On Wed, 27 May 2020 12:29:36 +0200 IƱaki Ucar iucar@fedoraproject.org wrote:
Hi,
I wanted to bring some attention to this in devel, not only to openblas' maintainer (in CC), because there have been some discussions around BLAS/LAPACK in the past here.
As Dave Love pointed out in a previous discussion, generally, parallelization is made at the top level and then you simply call a single-threaded BLAS/LAPACK implementation. But as it turns out, openblas is not thread-safe in such a scenario since v0.3.7 at least. To ensure thread-safety, we need to build single-threaded openblas with USE_LOCKING=1 [1] (which we don't do now, and we should, especially if we intend to make this implementation a system-wide default [2]).

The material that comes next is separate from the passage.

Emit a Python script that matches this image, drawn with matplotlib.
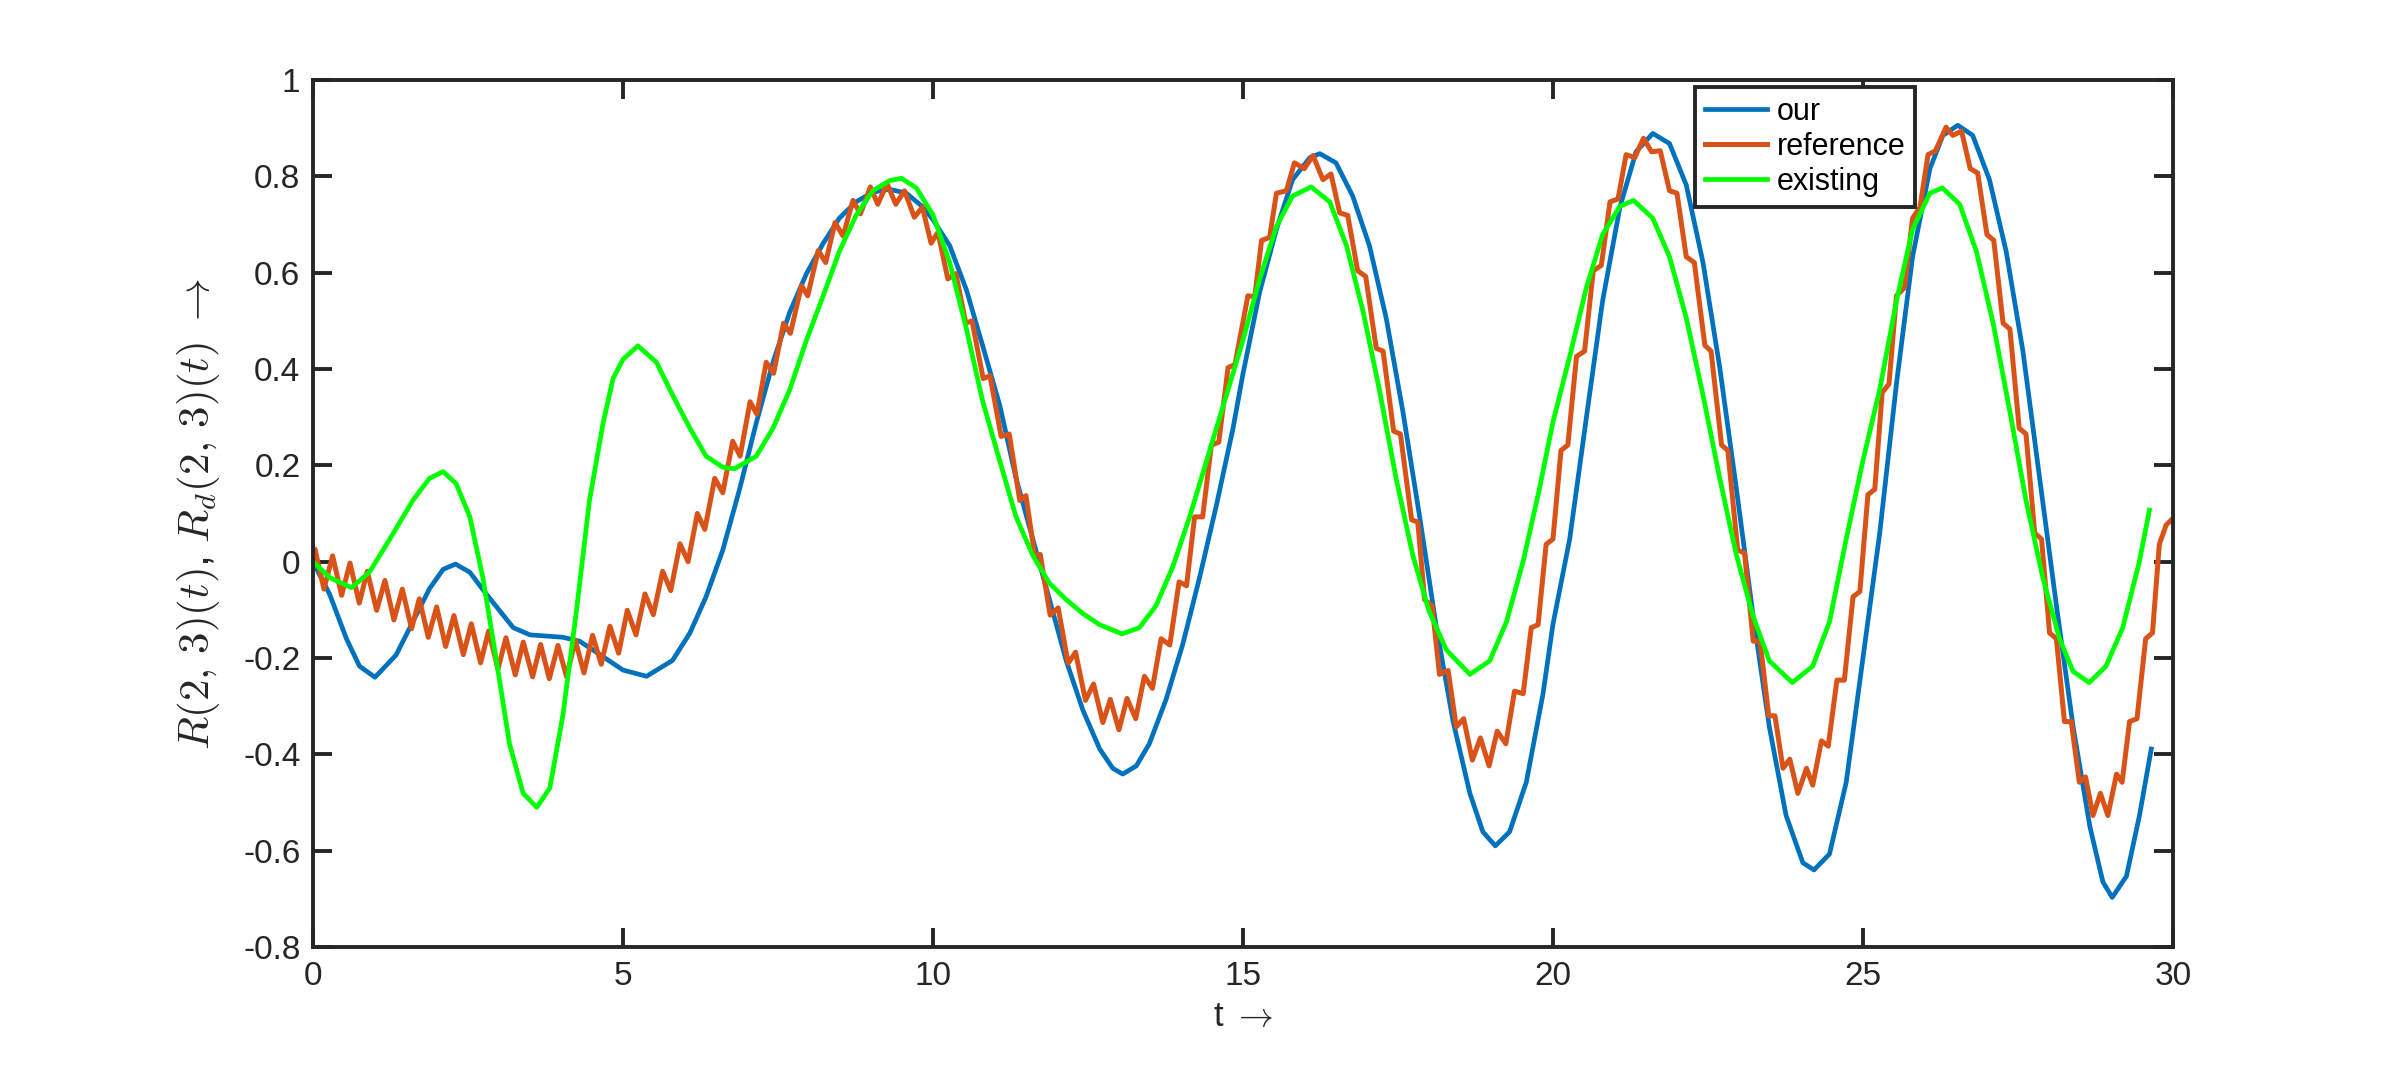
import numpy as np
import matplotlib.pyplot as plt

plt.rcParams["font.family"] = ["Liberation Sans", "DejaVu Sans"]
plt.rcParams["mathtext.fontset"] = "cm"
plt.rcParams["axes.unicode_minus"] = False

# --- our (blue) ---
t_our = [0, 0.27, 0.54, 0.75, 1.0, 1.34, 1.61, 1.88, 2.1, 2.3, 2.53, 2.8, 3.23, 3.5,
         4.03, 4.3, 4.57, 5.0, 5.38, 5.8, 6.08, 6.34, 6.61, 6.88, 7.15, 7.42, 7.69,
         7.96, 8.23, 8.49, 8.76, 9.03, 9.3, 9.57, 9.84, 10.0, 10.27, 10.54, 10.8,
         11.08, 11.34, 11.61, 11.88, 12.15, 12.42, 12.69, 12.9, 13.06, 13.28, 13.49,
         13.76, 14.03, 14.3, 14.57, 14.84, 15.0, 15.27, 15.54, 15.8, 16.08, 16.24,
         16.5, 16.77, 17.04, 17.31, 17.58, 17.85, 18.12, 18.39, 18.66, 18.87, 19.07,
         19.3, 19.57, 19.84, 20.0, 20.27, 20.54, 20.8, 21.08, 21.34, 21.61, 21.88,
         22.15, 22.42, 22.69, 22.96, 23.23, 23.49, 23.76, 24.03, 24.21, 24.46, 24.73,
         25.0, 25.27, 25.54, 25.8, 26.08, 26.29, 26.53, 26.77, 27.04, 27.31, 27.58,
         27.85, 28.12, 28.39, 28.66, 28.87, 29.02, 29.25, 29.46, 29.65]
our = [0, -0.068, -0.16, -0.217, -0.24, -0.194, -0.125, -0.056, -0.016, -0.005,
       -0.022, -0.068, -0.137, -0.152, -0.157, -0.165, -0.188, -0.225, -0.238,
       -0.205, -0.148, -0.073, 0.024, 0.15, 0.288, 0.414, 0.518, 0.598, 0.661,
       0.713, 0.747, 0.767, 0.773, 0.765, 0.736, 0.71, 0.656, 0.564, 0.449, 0.323,
       0.173, 0.047, -0.079, -0.206, -0.309, -0.389, -0.429, -0.441, -0.424,
       -0.378, -0.286, -0.171, -0.033, 0.116, 0.277, 0.39, 0.56, 0.69, 0.793,
       0.839, 0.847, 0.828, 0.759, 0.656, 0.506, 0.311, 0.093, -0.137, -0.332,
       -0.481, -0.561, -0.59, -0.561, -0.458, -0.274, -0.13, 0.047, 0.3, 0.541,
       0.736, 0.851, 0.889, 0.868, 0.782, 0.621, 0.403, 0.15, -0.114, -0.343,
       -0.527, -0.625, -0.64, -0.607, -0.458, -0.2, 0.059, 0.369, 0.633, 0.816,
       0.885, 0.906, 0.885, 0.793, 0.644, 0.437, 0.173, -0.091, -0.343, -0.55,
       -0.665, -0.697, -0.653, -0.527, -0.389]

# --- reference (orange) ---
t_ref = [0.0, 0.032, 0.177, 0.317, 0.462, 0.597, 0.747, 0.876, 1.027, 1.161, 1.306,
         1.441, 1.591, 1.715, 1.86, 1.995, 2.14, 2.274, 2.425, 2.554, 2.704, 2.833,
         2.984, 3.113, 3.263, 3.392, 3.543, 3.672, 3.812, 3.952, 4.091, 4.231,
         4.371, 4.51, 4.65, 4.79, 4.93, 5.07, 5.21, 5.355, 5.49, 5.64, 5.77, 5.92,
         6.05, 6.2, 6.32, 6.48, 6.61, 6.77, 6.89, 7.05, 7.16, 7.31, 7.43, 7.59,
         7.7, 7.88, 7.98, 8.15, 8.27, 8.42, 8.55, 8.71, 8.83, 8.99, 9.11, 9.26,
         9.4, 9.54, 9.7, 9.83, 9.97, 10.08, 10.24, 10.37, 10.53, 10.63, 10.81,
         10.92, 11.1, 11.23, 11.4, 11.5, 11.64, 11.73, 11.89, 12.02, 12.18, 12.3,
         12.46, 12.59, 12.74, 12.86, 13.0, 13.13, 13.27, 13.41, 13.54, 13.68,
         13.82, 13.97, 14.09, 14.22, 14.35, 14.49, 14.61, 14.76, 14.87, 15.08,
         15.19, 15.3, 15.43, 15.54, 15.7, 15.83, 15.99, 16.13, 16.29, 16.42,
         16.56, 16.69, 16.85, 16.98, 17.15, 17.26, 17.43, 17.54, 17.72, 17.82,
         17.93, 18.05, 18.17, 18.31, 18.44, 18.56, 18.7, 18.83, 18.97, 19.1,
         19.24, 19.38, 19.52, 19.65, 19.76, 19.89, 20.0, 20.13, 20.24, 20.38,
         20.51, 20.65, 20.78, 20.92, 21.05, 21.18, 21.32, 21.46, 21.59, 21.73,
         21.88, 22.0, 22.15, 22.28, 22.45, 22.55, 22.72, 22.82, 22.98, 23.09,
         23.23, 23.34, 23.48, 23.58, 23.71, 23.82, 23.95, 24.09, 24.19, 24.33,
         24.44, 24.58, 24.7, 24.84, 24.95, 25.08, 25.19, 25.31, 25.42, 25.54,
         25.67, 25.8, 25.92, 26.05, 26.17, 26.34, 26.45, 26.59, 26.73, 26.85,
         27.0, 27.11, 27.26, 27.37, 27.52, 27.63, 27.77, 27.88, 28.01, 28.12,
         28.25, 28.36, 28.49, 28.59, 28.71, 28.83, 28.95, 29.09, 29.18, 29.3,
         29.42, 29.56, 29.67, 29.78, 29.89, 30.0]
ref = [0.0, 0.026, -0.057, 0.012, -0.07, -0.003, -0.086, -0.02, -0.101, -0.039,
       -0.121, -0.057, -0.139, -0.077, -0.157, -0.094, -0.176, -0.112, -0.193,
       -0.129, -0.21, -0.144, -0.223, -0.158, -0.235, -0.167, -0.239, -0.172,
       -0.243, -0.174, -0.239, -0.163, -0.231, -0.153, -0.213, -0.134, -0.19,
       -0.101, -0.152, -0.067, -0.11, -0.02, -0.06, 0.037, 0.0, 0.1, 0.067, 0.173,
       0.143, 0.25, 0.219, 0.332, 0.306, 0.414, 0.391, 0.495, 0.474, 0.573, 0.552,
       0.646, 0.621, 0.704, 0.676, 0.75, 0.722, 0.778, 0.742, 0.785, 0.742, 0.77,
       0.715, 0.736, 0.661, 0.684, 0.587, 0.598, 0.495, 0.5, 0.38, 0.386, 0.26,
       0.265, 0.127, 0.137, 0.013, 0.015, -0.111, -0.096, -0.211, -0.188, -0.288,
       -0.254, -0.334, -0.286, -0.349, -0.284, -0.326, -0.238, -0.263, -0.16,
       -0.173, -0.042, -0.05, 0.093, 0.093, 0.242, 0.248, 0.403, 0.409, 0.552,
       0.55, 0.667, 0.673, 0.765, 0.77, 0.828, 0.816, 0.843, 0.793, 0.805, 0.724,
       0.719, 0.604, 0.592, 0.443, 0.437, 0.271, 0.265, 0.087, 0.082, -0.079,
       -0.091, -0.234, -0.226, -0.343, -0.326, -0.412, -0.366, -0.424, -0.352,
       -0.378, -0.269, -0.274, -0.137, -0.131, 0.036, 0.047, 0.231, 0.242, 0.426,
       0.437, 0.604, 0.615, 0.747, 0.753, 0.845, 0.839, 0.879, 0.851, 0.853, 0.77,
       0.765, 0.633, 0.621, 0.449, 0.437, 0.242, 0.231, 0.024, 0.018, -0.165,
       -0.165, -0.32, -0.32, -0.429, -0.41, -0.481, -0.429, -0.464, -0.372,
       -0.383, -0.246, -0.246, -0.073, -0.062, 0.139, 0.15, 0.351, 0.369, 0.552,
       0.569, 0.713, 0.736, 0.845, 0.853, 0.902, 0.885, 0.894, 0.816, 0.807,
       0.679, 0.667, 0.495, 0.483, 0.277, 0.265, 0.059, 0.047, -0.148, -0.16,
       -0.332, -0.332, -0.458, -0.447, -0.527, -0.481, -0.527, -0.441, -0.458,
       -0.332, -0.326, -0.16, -0.148, 0.036, 0.076, 0.09]

# --- existing (green) ---
t_exist = [0, 0.27, 0.62, 0.91, 1.24, 1.61, 1.88, 2.1, 2.31, 2.53, 2.74, 2.96, 3.17,
           3.39, 3.61, 3.82, 4.03, 4.25, 4.46, 4.68, 4.84, 5.0, 5.24, 5.54, 5.8,
           6.08, 6.34, 6.61, 6.8, 7.15, 7.42, 7.69, 7.96, 8.23, 8.49, 8.76, 9.03,
           9.3, 9.49, 9.73, 10.0, 10.27, 10.54, 10.8, 11.08, 11.34, 11.61, 11.88,
           12.15, 12.42, 12.69, 13.05, 13.33, 13.6, 13.87, 14.14, 14.41, 14.68,
           15.0, 15.27, 15.54, 15.8, 16.1, 16.4, 16.67, 16.94, 17.2, 17.47, 17.74,
           18.0, 18.28, 18.66, 18.98, 19.25, 19.52, 19.78, 20.0, 20.27, 20.54,
           20.8, 21.08, 21.3, 21.61, 21.88, 22.15, 22.42, 22.69, 22.96, 23.23,
           23.49, 23.86, 24.19, 24.46, 24.73, 25.0, 25.27, 25.54, 25.8, 26.08,
           26.28, 26.56, 26.83, 27.1, 27.37, 27.63, 27.9, 28.17, 28.39, 28.65,
           28.92, 29.19, 29.46, 29.62]
exist = [0, -0.033, -0.054, -0.022, 0.047, 0.127, 0.173, 0.187, 0.162, 0.093,
         -0.033, -0.206, -0.378, -0.481, -0.51, -0.47, -0.32, -0.102, 0.127, 0.288,
         0.38, 0.42, 0.448, 0.414, 0.346, 0.277, 0.219, 0.196, 0.193, 0.219, 0.277,
         0.357, 0.46, 0.552, 0.644, 0.719, 0.77, 0.791, 0.796, 0.776, 0.72, 0.621,
         0.483, 0.334, 0.208, 0.093, 0.013, -0.045, -0.079, -0.108, -0.131, -0.15,
         -0.137, -0.091, -0.01, 0.093, 0.208, 0.323, 0.46, 0.587, 0.696, 0.759,
         0.778, 0.747, 0.656, 0.518, 0.357, 0.173, 0.013, -0.102, -0.183, -0.234,
         -0.206, -0.125, 0.001, 0.15, 0.29, 0.426, 0.569, 0.679, 0.738, 0.75,
         0.713, 0.633, 0.506, 0.346, 0.173, 0.013, -0.114, -0.206, -0.251, -0.217,
         -0.125, 0.047, 0.21, 0.357, 0.541, 0.69, 0.765, 0.776, 0.742, 0.644,
         0.495, 0.311, 0.127, -0.033, -0.16, -0.228, -0.251, -0.217, -0.137,
         0.001, 0.107]

fig = plt.figure(figsize=(24, 10.65), dpi=100)
ax = fig.add_axes([0.1304, 0.1108, 0.775, 0.8141])

ax.plot(t_our, our, color="#0072BD", lw=3.4, label="our", solid_joinstyle="round")
ax.plot(t_ref, ref, color="#D95319", lw=3.6, label="reference", solid_joinstyle="round")
ax.plot(t_exist, exist, color="#00FF00", lw=3.4, label="existing", solid_joinstyle="round")

ax.set_xlim(0, 30)
ax.set_ylim(-0.8, 1)
ax.set_xticks(np.arange(0, 31, 5))
ax.set_yticks(np.round(np.arange(-0.8, 1.01, 0.2), 1))
ax.set_yticklabels(["-0.8", "-0.6", "-0.4", "-0.2", "0", "0.2", "0.4", "0.6", "0.8", "1"])

for s in ax.spines.values():
    s.set_linewidth(2.8)
    s.set_color("#262626")
ax.tick_params(direction="in", length=13.5, width=2.8, color="#262626",
               labelsize=24, labelcolor="#262626", top=True, right=True)
ax.tick_params(axis="x", pad=10)
ax.tick_params(axis="y", pad=9)

ax.set_xlabel("t $\\rightarrow$", fontsize=25, color="#262626", labelpad=6)
ax.yaxis.set_label_coords(-0.049, 0.47)
ax.set_ylabel("$R(2,\\,3)(t)$, $R_d(2,\\,3)(t)$ $\\rightarrow$", fontsize=31,
              color="#262626")

leg = ax.legend(loc="upper left", bbox_to_anchor=(0.743, 0.992), fontsize=22,
                frameon=True, fancybox=False, handlelength=2.05, handletextpad=0.3,
                borderpad=0.32, labelspacing=0.17, borderaxespad=0)
leg.get_frame().set_edgecolor("#262626")
leg.get_frame().set_linewidth(2.8)
leg.get_frame().set_alpha(1)

fig.savefig("out.png", dpi=100)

The correct case is to use the OpenMP flavor of OpenBLAS to avoid these issues. If you use the OpenMP library in a sequential program, the BLAS runs in parallel, and if you use the OpenMP library in an OpenMP parallel program the BLAS runs either sequentally (within already-parallel regions) or in parallel (within sequential regions).
So it's clear that things are failing out there, and USE_LOCKING=1 is a sensible default that we should apply. I didn't find though what's the performance penalty of setting such a flag.
I've toggled USE_LOCKING=1 in openblas-0.3.9-3.
But if that's noticeable, then this is another argument in favour of providing a proper mechanism for the user to switch the implementation, as e.g. Debian does.
Debian's mechanism for switching the implementations is improper, due to reasons already discussed on this list.